$\Delta\mathcal{N}$ and the stochastic conveyor belt of Ultra Slow-Roll

TL;DR

This paper studies fluctuations during Ultra Slow-Roll inflation using stochastic methods, revealing how initial conditions influence the generation of curvature perturbations and the transition to eternal inflation.

Contribution

It extends the stochastic inflation framework to include gravitational backreaction and analyzes the probability distribution of e-folds in a flat potential, highlighting conditions for finite or divergent curvature perturbations.

Findings

High initial velocity leads to finite curvature perturbation.

Low initial velocity can cause eternal inflation with divergent perturbations.

Probability distribution of e-folds can be normalizable but with infinite moments.

Abstract

We analyse field fluctuations during an Ultra Slow-Roll phase in the stochastic picture of inflation and the resulting non-Gaussian curvature perturbation, fully including the gravitational backreaction of the field's velocity.

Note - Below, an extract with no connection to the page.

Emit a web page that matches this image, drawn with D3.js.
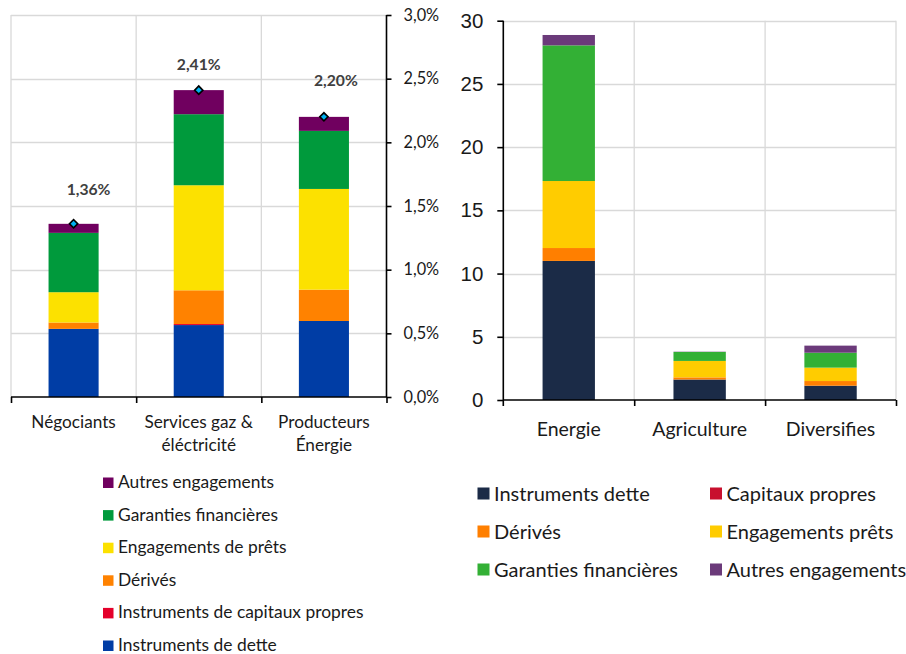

By working to leading order in a gradient expansion, we first demonstrate that consistency with the momentum constraint of General Relativity prevents the field velocity from having a stochastic source, reflecting the existence of a single scalar dynamical degree of freedom on long wavelengths. We then focus on a completely level potential surface, $V=V_0$, extending from a specified exit point $\phi_{\rm e}$, where slow roll resumes or inflation ends, to $\phi\rightarrow +\infty$. We compute the probability distribution in the number of e-folds $\mathcal{N}$ required to reach $\phi_{\rm e}$ which allows for the computation of the curvature perturbation. We find that, if the field's initial velocity is high enough, all points eventually exit through $\phi_{\rm e}$ and a finite curvature perturbation is generated. On the contrary, if the initial velocity is low, some points enter an eternally inflating regime despite the existence of $\phi_{\rm e}$. In that case the probability distribution for $\mathcal{N}$, although normalizable, does not possess finite moments, leading to a divergent curvature perturbation.